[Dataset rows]
________________
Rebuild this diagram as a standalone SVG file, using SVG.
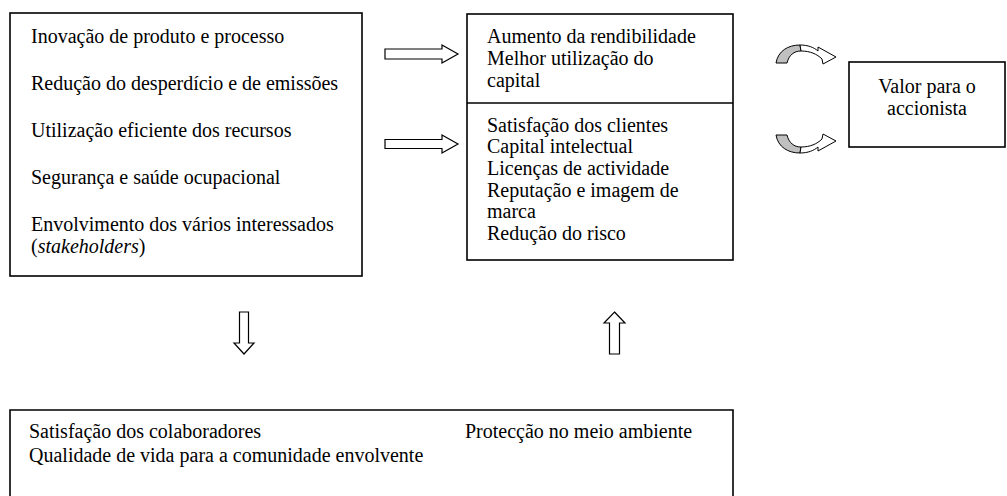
<svg xmlns="http://www.w3.org/2000/svg" width="1007" height="496" viewBox="0 0 1007 496">
<style>
.box{fill:#fff;stroke:#000;stroke-width:1.6}
.t{font-family:"Liberation Serif","Times New Roman",Times,serif;font-size:20px;fill:#000}
.arr{fill:#fff;stroke:#000;stroke-width:1.2;stroke-linejoin:miter}
.cg{fill:#c0c0c0;stroke:#000;stroke-width:1}
.cw{fill:#fff;stroke:#000;stroke-width:1}
</style>
<rect width="1007" height="496" fill="#fff"/>
<g id="actions">
<rect class="box" x="10" y="13" width="352" height="263"/>
<text class="t" x="31" y="43">Inovação de produto e processo</text>
<text class="t" x="31" y="90">Redução do desperdício e de emissões</text>
<text class="t" x="31" y="137">Utilização eficiente dos recursos</text>
<text class="t" x="31" y="184">Segurança e saúde ocupacional</text>
<text class="t" x="31" y="231">Envolvimento dos vários interessados</text>
<text class="t" x="31" y="253">(<tspan font-style="italic">stakeholders</tspan>)</text>
</g>
<g id="benefits">
<rect class="box" x="467" y="14" width="266" height="246"/>
<line x1="467" y1="103" x2="733" y2="103" stroke="#000" stroke-width="1.6"/>
<text class="t" x="487" y="43">Aumento da rendibilidade</text>
<text class="t" x="487" y="65">Melhor utilização do</text>
<text class="t" x="487" y="87">capital</text>
<text class="t" x="487" y="132">Satisfação dos clientes</text>
<text class="t" x="487" y="153">Capital intelectual</text>
<text class="t" x="487" y="175">Licenças de actividade</text>
<text class="t" x="487" y="197">Reputação e imagem de</text>
<text class="t" x="487" y="218">marca</text>
<text class="t" x="487" y="240">Redução do risco</text>
</g>
<g id="shareholder">
<rect class="box" x="849" y="62" width="156" height="85"/>
<text class="t" x="927" y="93" text-anchor="middle">Valor para o</text>
<text class="t" x="927" y="115" text-anchor="middle">accionista</text>
</g>
<g id="society">
<path class="box" d="M733,500 V410 H10 V500" fill="none"/>
<text class="t" x="29" y="438">Satisfação dos colaboradores</text>
<text class="t" x="29" y="462">Qualidade de vida para a comunidade envolvente</text>
<text class="t" x="465" y="438">Protecção no meio ambiente</text>
</g>
<g id="connectors">
<polygon class="arr" points="385,49 442,49 442,45 458,54 442,63 442,59 385,59"/>
<polygon class="arr" points="385,139.5 442,139.5 442,135 458,144 442,153 442,148.5 385,148.5"/>
<polygon class="arr" points="239.5,312 248.5,312 248.5,343 254,343 244,354 234,343 239.5,343"/>
<polygon class="arr" points="614.5,312 625,323 619.5,323 619.5,354 609.5,354 609.5,323 604,323"/>
<g id="cycle-top">
<path class="cg" d="M776,63 C778,51 788,45 800,45 L801,51 C794,51 789,55 787,63 Z"/>
<path class="cw" d="M800,45 C808,45 814,47.5 818,51 L818,47 L836,57 L823,64 L822,59 C817,54 810,51 801,51 Z"/>
</g>
<g id="cycle-bottom" transform="translate(0,198) scale(1,-1)">
<path class="cg" d="M776,63 C778,51 788,45 800,45 L801,51 C794,51 789,55 787,63 Z"/>
<path class="cw" d="M800,45 C808,45 814,47.5 818,51 L818,47 L836,57 L823,64 L822,59 C817,54 810,51 801,51 Z"/>
</g>
</g>
</svg>
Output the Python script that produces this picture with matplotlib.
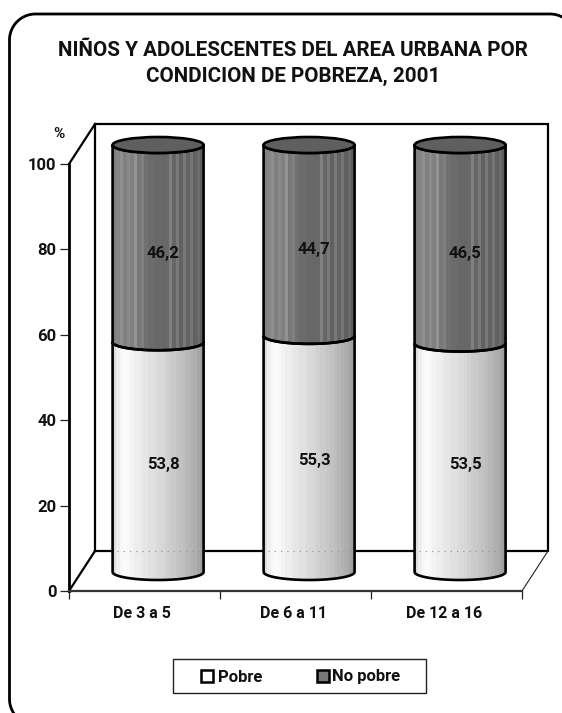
________________
■ **Instructions to follow**: Drop the pictures and reproduce the rest of the entries above exactly.

■ **Solution below**:
Rebuild this diagram as a standalone SVG file, using SVG.
<svg xmlns="http://www.w3.org/2000/svg" width="1007" height="496" viewBox="0 0 1007 496">
<style>
.box{fill:#fff;stroke:#000;stroke-width:1.6}
.t{font-family:"Liberation Serif","Times New Roman",Times,serif;font-size:20px;fill:#000}
.arr{fill:#fff;stroke:#000;stroke-width:1.2;stroke-linejoin:miter}
.cg{fill:#c0c0c0;stroke:#000;stroke-width:1}
.cw{fill:#fff;stroke:#000;stroke-width:1}
</style>
<rect width="1007" height="496" fill="#fff"/>
<g id="actions">
<rect class="box" x="10" y="13" width="352" height="263"/>
<text class="t" x="31" y="43">Inovação de produto e processo</text>
<text class="t" x="31" y="90">Redução do desperdício e de emissões</text>
<text class="t" x="31" y="137">Utilização eficiente dos recursos</text>
<text class="t" x="31" y="184">Segurança e saúde ocupacional</text>
<text class="t" x="31" y="231">Envolvimento dos vários interessados</text>
<text class="t" x="31" y="253">(<tspan font-style="italic">stakeholders</tspan>)</text>
</g>
<g id="benefits">
<rect class="box" x="467" y="14" width="266" height="246"/>
<line x1="467" y1="103" x2="733" y2="103" stroke="#000" stroke-width="1.6"/>
<text class="t" x="487" y="43">Aumento da rendibilidade</text>
<text class="t" x="487" y="65">Melhor utilização do</text>
<text class="t" x="487" y="87">capital</text>
<text class="t" x="487" y="132">Satisfação dos clientes</text>
<text class="t" x="487" y="153">Capital intelectual</text>
<text class="t" x="487" y="175">Licenças de actividade</text>
<text class="t" x="487" y="197">Reputação e imagem de</text>
<text class="t" x="487" y="218">marca</text>
<text class="t" x="487" y="240">Redução do risco</text>
</g>
<g id="shareholder">
<rect class="box" x="849" y="62" width="156" height="85"/>
<text class="t" x="927" y="93" text-anchor="middle">Valor para o</text>
<text class="t" x="927" y="115" text-anchor="middle">accionista</text>
</g>
<g id="society">
<path class="box" d="M733,500 V410 H10 V500" fill="none"/>
<text class="t" x="29" y="438">Satisfação dos colaboradores</text>
<text class="t" x="29" y="462">Qualidade de vida para a comunidade envolvente</text>
<text class="t" x="465" y="438">Protecção no meio ambiente</text>
</g>
<g id="connectors">
<polygon class="arr" points="385,49 442,49 442,45 458,54 442,63 442,59 385,59"/>
<polygon class="arr" points="385,139.5 442,139.5 442,135 458,144 442,153 442,148.5 385,148.5"/>
<polygon class="arr" points="239.5,312 248.5,312 248.5,343 254,343 244,354 234,343 239.5,343"/>
<polygon class="arr" points="614.5,312 625,323 619.5,323 619.5,354 609.5,354 609.5,323 604,323"/>
<g id="cycle-top">
<path class="cg" d="M776,63 C778,51 788,45 800,45 L801,51 C794,51 789,55 787,63 Z"/>
<path class="cw" d="M800,45 C808,45 814,47.5 818,51 L818,47 L836,57 L823,64 L822,59 C817,54 810,51 801,51 Z"/>
</g>
<g id="cycle-bottom" transform="translate(0,198) scale(1,-1)">
<path class="cg" d="M776,63 C778,51 788,45 800,45 L801,51 C794,51 789,55 787,63 Z"/>
<path class="cw" d="M800,45 C808,45 814,47.5 818,51 L818,47 L836,57 L823,64 L822,59 C817,54 810,51 801,51 Z"/>
</g>
</g>
</svg>
Output the Python script that produces this picture with matplotlib.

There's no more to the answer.